*EXERCISE REQUIREMENTS*
Retype each line of the material exactly, please, skipping any picture in it.

*COLLECTED DATA*
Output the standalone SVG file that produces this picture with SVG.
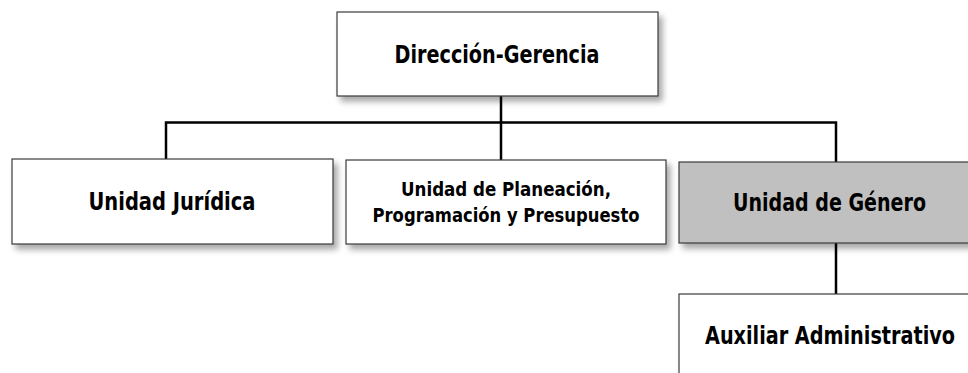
<svg xmlns="http://www.w3.org/2000/svg" width="968" height="373" viewBox="0 0 968 373">
  <defs>
    <filter id="sh" x="-10%" y="-10%" width="130%" height="140%">
      <feGaussianBlur in="SourceAlpha" stdDeviation="3"/>
      <feOffset dx="4" dy="5" result="b"/>
      <feComponentTransfer><feFuncA type="linear" slope="0.35"/></feComponentTransfer>
      <feMerge><feMergeNode/><feMergeNode in="SourceGraphic"/></feMerge>
    </filter>
  </defs>
  <style>
    .box { fill: #ffffff; stroke: #3a3a3a; stroke-width: 1.2; filter: url(#sh); }
    .gray { fill: #c0c0c0; }
    .lbl { font-family: "DejaVu Sans Condensed", "DejaVu Sans", sans-serif; font-weight: bold; fill: #000; text-anchor: middle; }
    .big { font-size: 24px; }
    .small { font-size: 19.5px; }
    .conn { stroke: #000; stroke-width: 2.5; fill: none; }
  </style>
  <rect width="968" height="373" fill="#ffffff"/>
  <g id="connectors">
    <path class="conn" d="M501 96 V122.5 M166 159 V122.5 H836 V162 M501 122.5 V160 M836 243 V294"/>
  </g>
  <g id="direccion">
    <rect class="box" x="337" y="12" width="321" height="84"/>
    <text class="lbl big" x="497" y="62.5" textLength="205" lengthAdjust="spacingAndGlyphs">Dirección-Gerencia</text>
  </g>
  <g id="juridica">
    <rect class="box" x="12" y="159" width="321" height="85"/>
    <text class="lbl big" x="172" y="210" textLength="167" lengthAdjust="spacingAndGlyphs">Unidad Jurídica</text>
  </g>
  <g id="planeacion">
    <rect class="box" x="346" y="160" width="320" height="84"/>
    <text class="lbl small" x="506" y="196" textLength="210" lengthAdjust="spacingAndGlyphs">Unidad de Planeación,</text>
    <text class="lbl small" x="506" y="222" textLength="267" lengthAdjust="spacingAndGlyphs">Programación y Presupuesto</text>
  </g>
  <g id="genero">
    <rect class="box gray" x="679" y="162" width="305" height="81"/>
    <text class="lbl big" x="829.5" y="211" textLength="193" lengthAdjust="spacingAndGlyphs">Unidad de Género</text>
  </g>
  <g id="auxiliar">
    <rect class="box" x="679" y="294" width="305" height="100"/>
    <text class="lbl big" x="830" y="344" textLength="250" lengthAdjust="spacingAndGlyphs">Auxiliar Administrativo</text>
  </g>
</svg>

*THE COMPLETED TASK*
Output the standalone SVG file that produces this picture with SVG.
<svg xmlns="http://www.w3.org/2000/svg" width="968" height="373" viewBox="0 0 968 373">
  <defs>
    <filter id="sh" x="-10%" y="-10%" width="130%" height="140%">
      <feGaussianBlur in="SourceAlpha" stdDeviation="3"/>
      <feOffset dx="4" dy="5" result="b"/>
      <feComponentTransfer><feFuncA type="linear" slope="0.35"/></feComponentTransfer>
      <feMerge><feMergeNode/><feMergeNode in="SourceGraphic"/></feMerge>
    </filter>
  </defs>
  <style>
    .box { fill: #ffffff; stroke: #3a3a3a; stroke-width: 1.2; filter: url(#sh); }
    .gray { fill: #c0c0c0; }
    .lbl { font-family: "DejaVu Sans Condensed", "DejaVu Sans", sans-serif; font-weight: bold; fill: #000; text-anchor: middle; }
    .big { font-size: 24px; }
    .small { font-size: 19.5px; }
    .conn { stroke: #000; stroke-width: 2.5; fill: none; }
  </style>
  <rect width="968" height="373" fill="#ffffff"/>
  <g id="connectors">
    <path class="conn" d="M501 96 V122.5 M166 159 V122.5 H836 V162 M501 122.5 V160 M836 243 V294"/>
  </g>
  <g id="direccion">
    <rect class="box" x="337" y="12" width="321" height="84"/>
    <text class="lbl big" x="497" y="62.5" textLength="205" lengthAdjust="spacingAndGlyphs">Dirección-Gerencia</text>
  </g>
  <g id="juridica">
    <rect class="box" x="12" y="159" width="321" height="85"/>
    <text class="lbl big" x="172" y="210" textLength="167" lengthAdjust="spacingAndGlyphs">Unidad Jurídica</text>
  </g>
  <g id="planeacion">
    <rect class="box" x="346" y="160" width="320" height="84"/>
    <text class="lbl small" x="506" y="196" textLength="210" lengthAdjust="spacingAndGlyphs">Unidad de Planeación,</text>
    <text class="lbl small" x="506" y="222" textLength="267" lengthAdjust="spacingAndGlyphs">Programación y Presupuesto</text>
  </g>
  <g id="genero">
    <rect class="box gray" x="679" y="162" width="305" height="81"/>
    <text class="lbl big" x="829.5" y="211" textLength="193" lengthAdjust="spacingAndGlyphs">Unidad de Género</text>
  </g>
  <g id="auxiliar">
    <rect class="box" x="679" y="294" width="305" height="100"/>
    <text class="lbl big" x="830" y="344" textLength="250" lengthAdjust="spacingAndGlyphs">Auxiliar Administrativo</text>
  </g>
</svg>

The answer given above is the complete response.